Белинский находил, что у Тургенева мало «творческого дара», сближал его с этнографом Далем. Тургенев интересовал его больше как союзник в некоем деле. Он рассчитывал на него как на помощника в осуществлении «честных» целей. Собственно же поэт, художник – это оказывалось для него второстепенным.
После «Параши» Белинский охладел к Тургеневу вплоть до «Хоря» – а между тем за это время написал Тургенев и «Андрея Колосова», и «Три портрета», и «Бретера», и «Жида», и «Петушкова» (1846–1847 гг.). Белинский одно время, как увидим, жил за границей вместе с Тургеневым. Нельзя утверждать, что он знал все эти произведения, находившиеся частью в рукописях. Но более чем вероятно, что с некоторыми в рукописях-то и ознакомился (Тургенев всегда любил читать друзьям до печатания). Во всяком случае, они не могли его особенно захватить: из них мало что выудишь для борьбы с николаевским режимом. И если к Пушкину Белинский в это время изменился, то куда уж Тургеневу…

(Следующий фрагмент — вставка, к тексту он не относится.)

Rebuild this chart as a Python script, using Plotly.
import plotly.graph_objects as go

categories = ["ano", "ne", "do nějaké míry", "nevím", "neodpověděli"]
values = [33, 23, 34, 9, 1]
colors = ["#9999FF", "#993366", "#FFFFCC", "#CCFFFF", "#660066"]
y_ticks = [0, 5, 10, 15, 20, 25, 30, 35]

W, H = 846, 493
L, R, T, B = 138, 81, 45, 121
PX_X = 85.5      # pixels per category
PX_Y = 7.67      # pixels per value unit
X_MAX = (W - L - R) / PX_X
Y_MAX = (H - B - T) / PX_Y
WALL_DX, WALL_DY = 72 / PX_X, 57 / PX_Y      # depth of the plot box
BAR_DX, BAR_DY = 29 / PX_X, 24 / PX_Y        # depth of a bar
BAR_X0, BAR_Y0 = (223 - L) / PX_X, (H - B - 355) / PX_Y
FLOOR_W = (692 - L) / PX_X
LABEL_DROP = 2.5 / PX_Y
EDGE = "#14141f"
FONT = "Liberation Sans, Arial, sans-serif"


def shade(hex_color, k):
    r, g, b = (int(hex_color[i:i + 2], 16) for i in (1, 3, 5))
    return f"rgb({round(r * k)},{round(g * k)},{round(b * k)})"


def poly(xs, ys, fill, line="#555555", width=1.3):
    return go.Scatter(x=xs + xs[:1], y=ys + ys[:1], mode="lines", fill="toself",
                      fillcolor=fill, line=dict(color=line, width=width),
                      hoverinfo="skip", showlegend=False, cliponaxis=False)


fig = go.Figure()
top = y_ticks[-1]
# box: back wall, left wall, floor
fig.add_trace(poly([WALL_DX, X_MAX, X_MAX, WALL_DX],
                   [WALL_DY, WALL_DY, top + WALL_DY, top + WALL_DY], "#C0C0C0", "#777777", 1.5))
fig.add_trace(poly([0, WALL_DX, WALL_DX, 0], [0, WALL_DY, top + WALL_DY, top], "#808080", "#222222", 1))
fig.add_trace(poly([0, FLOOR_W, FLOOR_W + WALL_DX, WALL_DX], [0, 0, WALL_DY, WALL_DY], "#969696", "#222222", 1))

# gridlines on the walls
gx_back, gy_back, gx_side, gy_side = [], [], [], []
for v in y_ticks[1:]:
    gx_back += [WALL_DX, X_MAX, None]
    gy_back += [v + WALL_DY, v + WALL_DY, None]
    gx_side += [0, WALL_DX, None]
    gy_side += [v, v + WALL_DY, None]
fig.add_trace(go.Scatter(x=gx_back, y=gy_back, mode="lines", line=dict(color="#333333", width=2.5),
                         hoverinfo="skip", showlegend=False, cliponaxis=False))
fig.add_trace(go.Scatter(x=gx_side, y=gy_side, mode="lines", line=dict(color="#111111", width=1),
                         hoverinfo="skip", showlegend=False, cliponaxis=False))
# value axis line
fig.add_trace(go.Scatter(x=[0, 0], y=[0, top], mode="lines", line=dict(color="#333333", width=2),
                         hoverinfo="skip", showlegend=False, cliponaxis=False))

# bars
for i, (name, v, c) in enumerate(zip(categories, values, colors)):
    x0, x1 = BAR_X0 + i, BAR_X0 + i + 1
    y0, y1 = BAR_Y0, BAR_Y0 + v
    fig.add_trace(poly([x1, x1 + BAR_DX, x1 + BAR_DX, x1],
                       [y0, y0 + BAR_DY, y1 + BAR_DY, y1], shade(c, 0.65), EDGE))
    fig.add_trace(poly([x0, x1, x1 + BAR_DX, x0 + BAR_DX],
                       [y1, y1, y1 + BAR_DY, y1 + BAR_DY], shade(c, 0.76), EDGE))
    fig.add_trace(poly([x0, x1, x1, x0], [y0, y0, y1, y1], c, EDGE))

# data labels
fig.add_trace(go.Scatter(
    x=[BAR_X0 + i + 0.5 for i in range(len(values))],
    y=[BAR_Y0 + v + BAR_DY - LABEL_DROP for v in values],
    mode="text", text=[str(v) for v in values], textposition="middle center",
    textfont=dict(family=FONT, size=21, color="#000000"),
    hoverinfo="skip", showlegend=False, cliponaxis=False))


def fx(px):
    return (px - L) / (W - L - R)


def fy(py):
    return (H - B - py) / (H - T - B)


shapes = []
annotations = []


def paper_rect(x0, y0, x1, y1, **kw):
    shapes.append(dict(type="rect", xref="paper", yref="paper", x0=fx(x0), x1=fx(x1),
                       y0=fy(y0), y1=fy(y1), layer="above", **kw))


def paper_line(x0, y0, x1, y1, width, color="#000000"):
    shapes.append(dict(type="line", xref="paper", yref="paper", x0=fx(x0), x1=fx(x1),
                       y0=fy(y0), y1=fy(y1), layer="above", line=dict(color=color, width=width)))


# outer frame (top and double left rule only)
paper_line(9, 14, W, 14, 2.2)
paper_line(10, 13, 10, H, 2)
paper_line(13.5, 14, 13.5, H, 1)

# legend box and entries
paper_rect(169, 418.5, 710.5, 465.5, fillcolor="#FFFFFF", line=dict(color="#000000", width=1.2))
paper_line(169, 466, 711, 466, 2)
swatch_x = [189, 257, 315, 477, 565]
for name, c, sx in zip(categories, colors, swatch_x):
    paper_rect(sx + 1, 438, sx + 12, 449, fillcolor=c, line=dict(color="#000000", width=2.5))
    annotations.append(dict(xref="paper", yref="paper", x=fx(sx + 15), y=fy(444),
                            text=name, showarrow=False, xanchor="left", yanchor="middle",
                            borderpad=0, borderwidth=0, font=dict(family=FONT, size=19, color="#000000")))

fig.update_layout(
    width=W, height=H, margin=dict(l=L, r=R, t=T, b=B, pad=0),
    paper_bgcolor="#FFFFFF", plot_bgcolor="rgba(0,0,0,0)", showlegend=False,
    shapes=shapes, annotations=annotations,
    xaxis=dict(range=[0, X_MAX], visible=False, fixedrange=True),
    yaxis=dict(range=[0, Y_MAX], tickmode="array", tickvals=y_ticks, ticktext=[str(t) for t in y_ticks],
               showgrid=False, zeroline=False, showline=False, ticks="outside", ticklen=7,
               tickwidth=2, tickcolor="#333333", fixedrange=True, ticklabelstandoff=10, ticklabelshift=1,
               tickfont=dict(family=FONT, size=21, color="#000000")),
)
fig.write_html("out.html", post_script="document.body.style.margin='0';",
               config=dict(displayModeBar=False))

А между тем эта холодность так на Тургенева действовала, что одно время он собирался даже отойти от литературы. Вот удружил бы нам Белинский!

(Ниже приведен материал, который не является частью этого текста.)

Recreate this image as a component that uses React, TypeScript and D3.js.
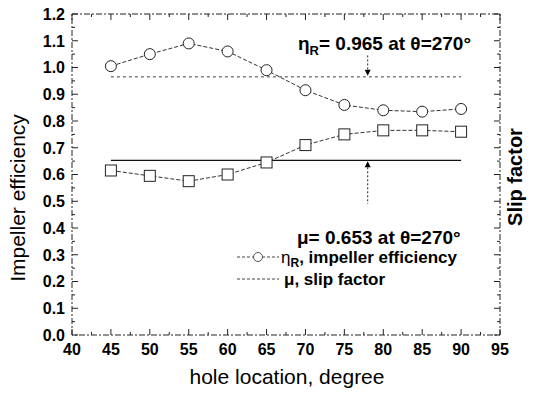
import React from "react";
import * as d3 from "d3";

const holeLocations = [45, 50, 55, 60, 65, 70, 75, 80, 85, 90];
const efficiency = [1.005, 1.05, 1.09, 1.06, 0.99, 0.915, 0.86, 0.84, 0.835, 0.845];
const slipFactor = [0.615, 0.595, 0.575, 0.6, 0.645, 0.71, 0.75, 0.765, 0.765, 0.76];
const xTicks = [40, 45, 50, 55, 60, 65, 70, 75, 80, 85, 90, 95];
const yTicks = [0, 0.1, 0.2, 0.3, 0.4, 0.5, 0.6, 0.7, 0.8, 0.9, 1.0, 1.1, 1.2];
const etaRef = 0.965;
const muRef = 0.653;
const refRange = [45, 90];
const arrowX = 78;

const W = 538, H = 395;
const L = 72, R = 500, T = 14, B = 335;

export default function App() {
  const x = d3.scaleLinear().domain([40, 95]).range([L, R]);
  const y = d3.scaleLinear().domain([0, 1.2]).range([B, T]);
  const line = d3.line<[number, number]>().x(d => x(d[0])).y(d => y(d[1]));
  const effPts = holeLocations.map((h, i) => [h, efficiency[i]] as [number, number]);
  const slipPts = holeLocations.map((h, i) => [h, slipFactor[i]] as [number, number]);
  const font = "'Liberation Sans', Arial, sans-serif";
  const minorY = d3.range(0, 1.2001, 0.05);
  const minorX = d3.range(40, 95.001, 2.5);

  return (
    <svg width={W} height={H} style={{ position: "absolute", left: 0, top: 0, background: "#fff" }}
      fontFamily={font}>
      <rect x={0} y={0} width={W} height={H} fill="#fff" />
      {/* frame */}
      <rect x={L} y={T} width={R - L} height={B - T} fill="none" stroke="#222" strokeWidth={1} strokeDasharray="6,2,2,2" />
      {/* ticks */}
      {minorY.map((v, i) => {
        const major = i % 2 === 0;
        const len = major ? 6 : 3;
        return (
          <g key={"yt" + i} stroke="#222" strokeWidth={1}>
            <line x1={L} x2={L + len} y1={y(v)} y2={y(v)} />
            <line x1={R} x2={R - len} y1={y(v)} y2={y(v)} />
          </g>
        );
      })}
      {minorX.map((v, i) => {
        const major = i % 2 === 0;
        const len = major ? 6 : 3;
        return (
          <g key={"xt" + i} stroke="#222" strokeWidth={1}>
            <line x1={x(v)} x2={x(v)} y1={B} y2={B - len} />
            <line x1={x(v)} x2={x(v)} y1={T} y2={T + len} />
          </g>
        );
      })}
      {yTicks.map(v => (
        <text key={"yl" + v} x={L - 7} y={y(v)} dy="0.36em" textAnchor="end" fontSize={16} fontWeight="bold" fill="#000">
          {v.toFixed(1)}
        </text>
      ))}
      {xTicks.map(v => (
        <text key={"xl" + v} x={x(v)} y={B + 20} textAnchor="middle" fontSize={16} fontWeight="bold" fill="#000">
          {v}
        </text>
      ))}
      {/* axis titles */}
      <text x={287} y={384} textAnchor="middle" fontSize={21} fill="#000">hole location, degree</text>
      <text transform={`translate(25,${198}) rotate(-90)`} textAnchor="middle" fontSize={21} fill="#000">Impeller efficiency</text>
      <text transform={`translate(522,${177}) rotate(-90)`} textAnchor="middle" fontSize={20} fontWeight="bold" fill="#000">Slip factor</text>

      {/* reference lines */}
      <line x1={x(refRange[0])} x2={x(refRange[1])} y1={y(etaRef)} y2={y(etaRef)} stroke="#444" strokeWidth={1} strokeDasharray="3,3" />
      <line x1={x(refRange[0])} x2={x(refRange[1])} y1={y(muRef)} y2={y(muRef)} stroke="#111" strokeWidth={1.2} />
      {/* arrows */}
      <line x1={x(arrowX)} x2={x(arrowX)} y1={y(1.045)} y2={y(etaRef) - 3} stroke="#222" strokeWidth={1} strokeDasharray="2,2" />
      <path d={`M${x(arrowX) - 3},${y(etaRef) - 7} L${x(arrowX) + 3},${y(etaRef) - 7} L${x(arrowX)},${y(etaRef) - 1} Z`} fill="#000" />
      <line x1={x(arrowX)} x2={x(arrowX)} y1={y(muRef) + 3} y2={y(0.49)} stroke="#222" strokeWidth={1} strokeDasharray="2,2" />
      <path d={`M${x(arrowX) - 3},${y(muRef) + 7} L${x(arrowX) + 3},${y(muRef) + 7} L${x(arrowX)},${y(muRef) + 1} Z`} fill="#000" />

      {/* series */}
      <path d={line(effPts) || ""} fill="none" stroke="#333" strokeWidth={1} strokeDasharray="4,2" />
      <path d={line(slipPts) || ""} fill="none" stroke="#333" strokeWidth={1} strokeDasharray="4,2" />
      {effPts.map((p, i) => (
        <circle key={"c" + i} cx={x(p[0])} cy={y(p[1])} r={5.5} fill="#fff" stroke="#222" strokeWidth={1} />
      ))}
      {slipPts.map((p, i) => (
        <rect key={"s" + i} x={x(p[0]) - 5.5} y={y(p[1]) - 5.5} width={11} height={11} fill="#fff" stroke="#222" strokeWidth={1} />
      ))}

      {/* annotations */}
      <text x={298} y={50} fontSize={19} fontWeight="bold" fill="#000">
        <tspan>η</tspan><tspan fontSize={13} dy={5}>R</tspan><tspan dy={-5}>= 0.965 at θ=270°</tspan>
      </text>
      <text x={297} y={244} fontSize={19} fontWeight="bold" fill="#000">
        <tspan>μ= 0.653 at θ=270°</tspan>
      </text>

      {/* legend */}
      <line x1={237} x2={279} y1={257} y2={257} stroke="#444" strokeWidth={1} strokeDasharray="3,2" />
      <circle cx={258} cy={257} r={4.5} fill="#fff" stroke="#555" strokeWidth={1} />
      <text x={281} y={263} fontSize={17} fontWeight="bold" fill="#000">
        <tspan fontWeight="normal">η</tspan><tspan fontSize={12} dy={4}>R</tspan><tspan dy={-4}>, impeller efficiency</tspan>
      </text>
      <line x1={237} x2={279} y1={279} y2={279} stroke="#444" strokeWidth={1} strokeDasharray="3,2" />
      <text x={284} y={285} fontSize={17} fontWeight="bold" fill="#000">μ, slip factor</text>
    </svg>
  );
}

Итак, Тургенев жил разными своими слоями: и франтил, носил лорнеты, козырял – и сочинял совсем нелегкомысленные вещи. Устраивал мальчишеские выходки и сердечно вздыхал по Виардо, писал ей об «Ифигении», Куртавенеле и прочих высоких предметах. Может быть, в «студенческих» прениях с Белинским оказывался моложе себя самого – того Тургенева, который наедине с собой задумывал произведения много постарше Белинского.
Хотя Варваре Петровне и очень нравилась «Параша», все-таки сыном она не могла быть довольна: из профессорства его ничего не вышло, из службы в министерстве тоже. В сущности, что же он делал? Сидел в Петербурге, водился с разными литераторами, писал стишки и рассказики, которыми почти ничего нельзя было заработать. Это ее раздражало. Не нравилось и увлечение Полиной. Прослушав однажды Виардо в концерте, она сказала известную фразу о хорошо поющей «проклятой цыганке» – в самом сочетании слов не выразила ли, бессознательно, тревогу перед судьбой?
Но недовольство свое тотчас же переводила на житейское: прижимала сына денежно. Не хочешь делом заниматься – ну и подголадывай. Разумеется, сын принимал это тягостно.
Еще давние детские воспоминания восстанавливали его против крепостничества. В молодых годах рядом стоял образ матери – очень живое воплощение строя. Появились и петербургские литераторы, тот же Белинский (позднее Панаев и Некрасов), – другой мир, другой полюс жизни. Гегельянцу Тургеневу, поклоннику просвещенной и могущественной Виардо невместно радоваться рабовладению. Начинающему писателю не могла доставлять удовольствия цензура. Европой Тургенев оказался отравлен довольно уже давно, а своя страна, особенно на верхах, давала мало хорошего.
Уже немолодым, говоря о первом длительном своем уходе из России, Тургенев подчеркивал, что делал это из протеста, из невозможности принять тогдашнюю русскую жизнь и из желания бороться. Тут есть и правда, и преувеличение. Думал ли он уж так много, уезжая в январе 1847 года, о сражениях с «проклятым режимом»? Вернее – за парадной и словесной стороной была и другая. Ведь вот не в Париж, тогдашнее горнило всяческих «течений», направлялся он, а в Берлин. С Западом у него издавна связывались хорошие воспоминания. Всегда приятно было жить среди культурных, просвещенных людей. Языки он знал в совершенстве.
Главное же: в королевском Берлине пела в январе 1847 года Полина Гарсиа-Виардо.